Ognuno, passata la trentina, identifica la giovinezza con la tara piú grave che gli pare di avere scoperto in sé. (Cfr. 31 ottobre ’37).

29 settembre.

Dovrò smettere di vantarmi incapace dei sentimenti comuni (piacere della festa, gioia della folla, affetti familiari, ecc.). Incapace sono invece dei sentimenti eccezionali (la solitudine e il dominio) e se non riesco bene in quelli comuni, è perché una ingenua pretesa a quegli altri mi ha corroso il sistema dei riflessi che avevo normalissimo.

In genere ci si accontenta di essere incapace di quelli comuni, e si crede che ciò voglia dire «essere capace degli altri».

Si può analogamente essere incapace di scrivere una sciocchezza e incapace di scrivere una cosa geniale. L’una incapacità non postula l’altra capacità, e viceversa.

Si odia ciò che si teme, ciò quindi che si può essere, che si sente di essere un poco. Si odia se stessi. Le qualità piú interessanti e fertili di ciascuno, sono quelle che ciascuno piú odia in sé e negli altri. Perché nell’«odio» c’è tutto: amore, invidia, ignoranza, mistero e ansia di conoscere e possedere. L’odio fa soffrire.
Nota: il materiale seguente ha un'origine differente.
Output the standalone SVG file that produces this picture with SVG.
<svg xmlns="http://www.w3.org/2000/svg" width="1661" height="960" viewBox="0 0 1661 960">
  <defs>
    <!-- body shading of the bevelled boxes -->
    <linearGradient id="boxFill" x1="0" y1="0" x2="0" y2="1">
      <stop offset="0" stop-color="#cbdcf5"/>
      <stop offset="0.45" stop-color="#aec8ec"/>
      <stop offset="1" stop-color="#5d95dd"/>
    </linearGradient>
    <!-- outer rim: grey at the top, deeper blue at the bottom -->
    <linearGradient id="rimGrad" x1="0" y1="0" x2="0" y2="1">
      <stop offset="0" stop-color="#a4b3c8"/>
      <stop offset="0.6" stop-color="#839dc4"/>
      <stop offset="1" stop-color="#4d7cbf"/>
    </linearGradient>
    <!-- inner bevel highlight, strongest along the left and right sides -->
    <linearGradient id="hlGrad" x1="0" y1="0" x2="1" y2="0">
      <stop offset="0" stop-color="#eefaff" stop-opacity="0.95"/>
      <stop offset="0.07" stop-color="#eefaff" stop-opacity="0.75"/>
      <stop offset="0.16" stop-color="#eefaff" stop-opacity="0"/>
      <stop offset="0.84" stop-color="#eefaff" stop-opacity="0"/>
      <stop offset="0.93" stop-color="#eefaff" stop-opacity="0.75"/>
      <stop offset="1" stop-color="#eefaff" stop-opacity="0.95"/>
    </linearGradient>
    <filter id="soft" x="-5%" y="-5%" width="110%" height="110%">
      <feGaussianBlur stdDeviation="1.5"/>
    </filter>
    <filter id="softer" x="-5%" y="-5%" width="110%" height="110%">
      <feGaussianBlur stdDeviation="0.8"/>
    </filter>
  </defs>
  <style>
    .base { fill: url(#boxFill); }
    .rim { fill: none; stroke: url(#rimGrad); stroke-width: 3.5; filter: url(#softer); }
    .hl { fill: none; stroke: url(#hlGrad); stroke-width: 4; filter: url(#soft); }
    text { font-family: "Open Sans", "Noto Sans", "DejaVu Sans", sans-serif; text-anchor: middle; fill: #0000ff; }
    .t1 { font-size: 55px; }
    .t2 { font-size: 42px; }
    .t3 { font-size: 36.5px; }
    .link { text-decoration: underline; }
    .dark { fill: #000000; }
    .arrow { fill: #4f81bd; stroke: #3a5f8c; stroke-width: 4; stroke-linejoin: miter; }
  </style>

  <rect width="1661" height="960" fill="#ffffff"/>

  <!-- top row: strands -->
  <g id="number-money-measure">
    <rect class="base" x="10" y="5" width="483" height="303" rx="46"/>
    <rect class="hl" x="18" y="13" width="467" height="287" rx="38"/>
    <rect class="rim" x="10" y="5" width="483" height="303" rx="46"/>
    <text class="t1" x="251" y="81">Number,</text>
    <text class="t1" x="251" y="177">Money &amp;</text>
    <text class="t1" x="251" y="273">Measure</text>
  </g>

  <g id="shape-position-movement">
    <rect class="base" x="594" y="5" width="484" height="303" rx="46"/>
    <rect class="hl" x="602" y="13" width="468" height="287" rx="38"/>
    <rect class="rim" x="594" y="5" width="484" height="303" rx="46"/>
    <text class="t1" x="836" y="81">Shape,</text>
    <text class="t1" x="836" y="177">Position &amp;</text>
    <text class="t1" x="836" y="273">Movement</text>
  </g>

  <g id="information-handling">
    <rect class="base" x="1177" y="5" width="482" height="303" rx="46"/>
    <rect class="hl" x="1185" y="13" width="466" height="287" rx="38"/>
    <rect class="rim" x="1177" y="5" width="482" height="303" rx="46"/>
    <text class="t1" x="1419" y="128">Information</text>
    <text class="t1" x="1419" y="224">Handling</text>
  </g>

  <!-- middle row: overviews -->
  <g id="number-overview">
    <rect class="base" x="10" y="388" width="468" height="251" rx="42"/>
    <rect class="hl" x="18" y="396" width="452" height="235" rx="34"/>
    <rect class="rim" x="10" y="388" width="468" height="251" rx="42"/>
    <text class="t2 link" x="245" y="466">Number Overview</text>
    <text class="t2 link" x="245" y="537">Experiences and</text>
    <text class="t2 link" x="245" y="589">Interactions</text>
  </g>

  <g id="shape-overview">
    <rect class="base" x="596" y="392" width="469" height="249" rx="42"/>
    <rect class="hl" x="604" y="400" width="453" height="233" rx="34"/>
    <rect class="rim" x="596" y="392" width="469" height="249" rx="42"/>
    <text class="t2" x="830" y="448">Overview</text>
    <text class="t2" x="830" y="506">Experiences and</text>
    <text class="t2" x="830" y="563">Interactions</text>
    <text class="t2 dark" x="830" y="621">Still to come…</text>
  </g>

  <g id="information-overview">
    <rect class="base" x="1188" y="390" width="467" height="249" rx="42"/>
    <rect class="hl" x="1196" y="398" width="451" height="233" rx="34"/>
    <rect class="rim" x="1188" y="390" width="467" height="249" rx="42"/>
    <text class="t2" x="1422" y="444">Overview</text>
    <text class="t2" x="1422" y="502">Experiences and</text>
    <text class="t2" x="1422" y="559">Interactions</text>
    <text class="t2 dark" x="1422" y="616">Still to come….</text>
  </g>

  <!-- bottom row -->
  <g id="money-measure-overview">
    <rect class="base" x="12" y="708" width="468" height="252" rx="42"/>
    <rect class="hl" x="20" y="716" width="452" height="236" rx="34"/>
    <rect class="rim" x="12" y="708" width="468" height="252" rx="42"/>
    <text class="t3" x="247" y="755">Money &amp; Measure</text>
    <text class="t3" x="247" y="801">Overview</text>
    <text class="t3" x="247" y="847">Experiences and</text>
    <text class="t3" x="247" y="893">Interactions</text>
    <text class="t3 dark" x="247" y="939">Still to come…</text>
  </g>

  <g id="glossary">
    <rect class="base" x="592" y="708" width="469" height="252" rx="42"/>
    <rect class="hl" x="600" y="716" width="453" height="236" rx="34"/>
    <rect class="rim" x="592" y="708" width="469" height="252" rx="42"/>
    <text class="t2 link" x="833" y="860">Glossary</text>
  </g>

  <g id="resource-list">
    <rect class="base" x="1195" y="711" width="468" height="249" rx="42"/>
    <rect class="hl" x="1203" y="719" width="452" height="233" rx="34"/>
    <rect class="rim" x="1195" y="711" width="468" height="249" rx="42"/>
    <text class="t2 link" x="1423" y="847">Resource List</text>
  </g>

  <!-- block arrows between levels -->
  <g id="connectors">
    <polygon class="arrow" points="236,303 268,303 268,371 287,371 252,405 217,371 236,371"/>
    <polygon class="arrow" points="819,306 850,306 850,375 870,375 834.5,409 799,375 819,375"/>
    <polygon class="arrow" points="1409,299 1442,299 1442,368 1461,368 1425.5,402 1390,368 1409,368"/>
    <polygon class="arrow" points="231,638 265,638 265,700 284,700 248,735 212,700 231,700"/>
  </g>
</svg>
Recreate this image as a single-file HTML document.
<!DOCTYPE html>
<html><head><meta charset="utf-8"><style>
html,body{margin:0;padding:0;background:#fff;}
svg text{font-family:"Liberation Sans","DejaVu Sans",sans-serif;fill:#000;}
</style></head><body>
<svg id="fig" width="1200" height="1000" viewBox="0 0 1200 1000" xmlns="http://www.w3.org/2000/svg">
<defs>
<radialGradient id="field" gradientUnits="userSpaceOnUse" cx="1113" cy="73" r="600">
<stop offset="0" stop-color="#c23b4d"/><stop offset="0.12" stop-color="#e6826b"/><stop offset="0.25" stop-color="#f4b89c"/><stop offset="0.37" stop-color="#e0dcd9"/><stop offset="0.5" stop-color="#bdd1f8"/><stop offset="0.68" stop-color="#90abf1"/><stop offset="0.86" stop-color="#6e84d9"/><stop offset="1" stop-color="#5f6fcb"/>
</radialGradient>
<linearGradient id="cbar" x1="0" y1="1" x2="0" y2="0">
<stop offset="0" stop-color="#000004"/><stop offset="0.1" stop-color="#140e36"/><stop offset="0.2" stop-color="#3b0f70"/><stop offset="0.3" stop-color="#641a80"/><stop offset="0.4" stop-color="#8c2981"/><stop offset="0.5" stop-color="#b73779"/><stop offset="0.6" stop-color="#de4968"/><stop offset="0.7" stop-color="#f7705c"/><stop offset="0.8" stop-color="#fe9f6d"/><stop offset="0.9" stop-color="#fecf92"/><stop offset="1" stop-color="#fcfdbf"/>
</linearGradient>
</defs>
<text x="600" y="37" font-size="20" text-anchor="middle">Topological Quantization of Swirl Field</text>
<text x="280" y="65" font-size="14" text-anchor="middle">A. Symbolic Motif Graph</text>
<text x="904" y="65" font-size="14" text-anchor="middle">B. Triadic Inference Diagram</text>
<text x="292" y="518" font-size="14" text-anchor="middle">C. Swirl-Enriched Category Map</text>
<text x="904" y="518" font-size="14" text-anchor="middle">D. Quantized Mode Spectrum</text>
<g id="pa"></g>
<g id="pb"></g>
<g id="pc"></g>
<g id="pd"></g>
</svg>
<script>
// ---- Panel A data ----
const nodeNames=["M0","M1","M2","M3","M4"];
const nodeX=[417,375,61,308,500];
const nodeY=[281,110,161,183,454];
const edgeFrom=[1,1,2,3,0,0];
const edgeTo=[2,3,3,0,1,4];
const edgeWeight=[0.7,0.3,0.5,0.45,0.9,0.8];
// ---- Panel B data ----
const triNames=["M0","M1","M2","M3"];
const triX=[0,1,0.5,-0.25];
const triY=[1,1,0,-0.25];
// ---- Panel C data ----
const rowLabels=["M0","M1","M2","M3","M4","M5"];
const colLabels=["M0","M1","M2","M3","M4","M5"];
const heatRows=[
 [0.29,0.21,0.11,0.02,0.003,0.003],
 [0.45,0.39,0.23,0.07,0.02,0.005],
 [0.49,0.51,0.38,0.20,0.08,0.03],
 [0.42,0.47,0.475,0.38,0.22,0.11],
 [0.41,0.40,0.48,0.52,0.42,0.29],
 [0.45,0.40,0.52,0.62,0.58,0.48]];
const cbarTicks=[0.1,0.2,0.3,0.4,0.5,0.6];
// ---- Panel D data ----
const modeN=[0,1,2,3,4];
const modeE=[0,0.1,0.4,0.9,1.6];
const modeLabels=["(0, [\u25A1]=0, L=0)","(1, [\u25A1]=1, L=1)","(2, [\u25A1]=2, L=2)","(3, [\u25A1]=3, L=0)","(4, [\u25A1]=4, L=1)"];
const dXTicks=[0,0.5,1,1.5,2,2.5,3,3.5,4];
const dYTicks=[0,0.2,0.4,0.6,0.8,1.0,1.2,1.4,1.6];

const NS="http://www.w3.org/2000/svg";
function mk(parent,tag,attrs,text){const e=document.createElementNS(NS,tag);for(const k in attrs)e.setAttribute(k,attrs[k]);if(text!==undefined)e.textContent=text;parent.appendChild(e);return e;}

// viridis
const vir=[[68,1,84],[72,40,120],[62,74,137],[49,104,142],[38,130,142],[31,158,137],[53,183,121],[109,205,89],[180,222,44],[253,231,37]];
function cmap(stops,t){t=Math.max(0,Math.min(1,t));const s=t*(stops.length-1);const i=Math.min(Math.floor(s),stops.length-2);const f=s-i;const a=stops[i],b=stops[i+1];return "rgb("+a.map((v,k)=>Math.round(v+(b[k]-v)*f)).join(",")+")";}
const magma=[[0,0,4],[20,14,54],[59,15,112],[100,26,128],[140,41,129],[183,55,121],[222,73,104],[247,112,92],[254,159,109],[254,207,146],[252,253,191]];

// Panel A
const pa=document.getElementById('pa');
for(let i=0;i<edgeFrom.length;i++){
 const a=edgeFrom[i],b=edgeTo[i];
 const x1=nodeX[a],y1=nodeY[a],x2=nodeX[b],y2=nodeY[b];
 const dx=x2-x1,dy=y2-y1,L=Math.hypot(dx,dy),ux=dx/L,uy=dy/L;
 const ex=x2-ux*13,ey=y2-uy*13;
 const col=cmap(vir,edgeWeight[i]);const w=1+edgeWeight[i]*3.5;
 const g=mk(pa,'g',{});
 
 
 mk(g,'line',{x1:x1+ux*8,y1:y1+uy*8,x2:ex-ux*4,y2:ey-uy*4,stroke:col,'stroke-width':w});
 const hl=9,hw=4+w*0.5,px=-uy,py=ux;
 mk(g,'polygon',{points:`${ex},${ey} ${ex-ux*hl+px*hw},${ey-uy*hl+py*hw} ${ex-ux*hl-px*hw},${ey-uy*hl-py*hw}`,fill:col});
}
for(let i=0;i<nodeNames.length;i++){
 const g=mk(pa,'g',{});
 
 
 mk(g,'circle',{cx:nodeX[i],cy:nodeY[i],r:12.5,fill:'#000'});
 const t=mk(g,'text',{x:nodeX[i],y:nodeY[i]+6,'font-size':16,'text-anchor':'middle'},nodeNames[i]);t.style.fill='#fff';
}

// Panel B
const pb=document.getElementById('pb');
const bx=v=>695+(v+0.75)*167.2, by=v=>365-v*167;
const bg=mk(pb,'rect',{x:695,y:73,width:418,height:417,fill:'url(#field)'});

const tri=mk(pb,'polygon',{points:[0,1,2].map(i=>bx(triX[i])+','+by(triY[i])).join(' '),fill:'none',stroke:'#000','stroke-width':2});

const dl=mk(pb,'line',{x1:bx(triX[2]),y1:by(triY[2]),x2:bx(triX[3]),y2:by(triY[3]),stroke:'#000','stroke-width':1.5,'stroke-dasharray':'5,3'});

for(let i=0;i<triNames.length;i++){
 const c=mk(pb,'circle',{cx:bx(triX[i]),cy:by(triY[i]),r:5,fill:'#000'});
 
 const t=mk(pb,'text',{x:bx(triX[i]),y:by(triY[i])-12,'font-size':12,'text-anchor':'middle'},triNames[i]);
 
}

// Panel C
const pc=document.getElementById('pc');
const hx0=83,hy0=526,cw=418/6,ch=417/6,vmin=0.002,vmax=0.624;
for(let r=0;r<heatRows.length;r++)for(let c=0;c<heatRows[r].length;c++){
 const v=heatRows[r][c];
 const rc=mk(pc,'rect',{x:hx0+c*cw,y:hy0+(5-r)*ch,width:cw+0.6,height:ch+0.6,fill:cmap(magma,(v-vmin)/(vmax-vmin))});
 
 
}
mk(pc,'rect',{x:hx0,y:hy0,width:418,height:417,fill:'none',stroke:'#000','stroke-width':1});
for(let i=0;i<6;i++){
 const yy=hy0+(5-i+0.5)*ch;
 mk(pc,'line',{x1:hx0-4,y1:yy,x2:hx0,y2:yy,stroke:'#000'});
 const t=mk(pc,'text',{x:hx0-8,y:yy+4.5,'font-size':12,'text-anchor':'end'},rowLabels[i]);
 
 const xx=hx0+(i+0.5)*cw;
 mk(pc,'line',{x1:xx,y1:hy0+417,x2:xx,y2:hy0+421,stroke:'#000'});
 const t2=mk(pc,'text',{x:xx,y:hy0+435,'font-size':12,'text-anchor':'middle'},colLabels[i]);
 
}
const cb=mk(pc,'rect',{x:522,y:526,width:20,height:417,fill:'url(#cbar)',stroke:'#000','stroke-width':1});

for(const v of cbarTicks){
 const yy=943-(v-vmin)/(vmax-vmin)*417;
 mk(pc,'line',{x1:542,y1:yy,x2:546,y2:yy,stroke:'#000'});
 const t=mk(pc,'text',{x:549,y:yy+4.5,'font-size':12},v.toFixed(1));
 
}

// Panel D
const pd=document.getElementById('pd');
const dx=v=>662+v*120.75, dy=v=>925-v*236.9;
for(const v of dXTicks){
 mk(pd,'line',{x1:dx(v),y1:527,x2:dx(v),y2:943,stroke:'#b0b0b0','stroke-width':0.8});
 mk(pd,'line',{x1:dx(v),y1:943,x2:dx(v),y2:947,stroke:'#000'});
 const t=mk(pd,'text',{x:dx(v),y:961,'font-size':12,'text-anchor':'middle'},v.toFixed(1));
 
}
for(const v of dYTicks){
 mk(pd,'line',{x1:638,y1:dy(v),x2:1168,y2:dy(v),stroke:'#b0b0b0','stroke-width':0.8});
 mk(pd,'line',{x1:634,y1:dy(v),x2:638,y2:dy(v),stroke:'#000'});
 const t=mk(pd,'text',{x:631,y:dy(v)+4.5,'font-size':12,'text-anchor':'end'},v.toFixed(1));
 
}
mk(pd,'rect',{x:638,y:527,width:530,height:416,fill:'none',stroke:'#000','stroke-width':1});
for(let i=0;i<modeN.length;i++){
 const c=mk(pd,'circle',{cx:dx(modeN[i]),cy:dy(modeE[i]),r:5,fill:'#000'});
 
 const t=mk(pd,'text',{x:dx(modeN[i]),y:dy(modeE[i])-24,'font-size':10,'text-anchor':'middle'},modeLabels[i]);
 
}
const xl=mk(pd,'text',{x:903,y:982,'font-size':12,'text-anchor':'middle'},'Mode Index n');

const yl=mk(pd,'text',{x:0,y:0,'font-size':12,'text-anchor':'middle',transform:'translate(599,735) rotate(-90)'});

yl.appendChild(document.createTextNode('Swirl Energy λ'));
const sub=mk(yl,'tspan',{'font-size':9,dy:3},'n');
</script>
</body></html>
Vincere l’odio è fare un passo nella conoscenza e padronanza di sé, è «giustificarsi» e quindi cessare di soffrire1.

Soffrire è sempre colpa nostra.

  1. Le parole in corsivo tono segnate, nel manoscritto, da una sottolineatura a matita rossa, evidentemente posteriore. L’A. ha annotato in margine che le sottolineature «si riferiscono alla citazione dell’11 novembre» [N. d. E.].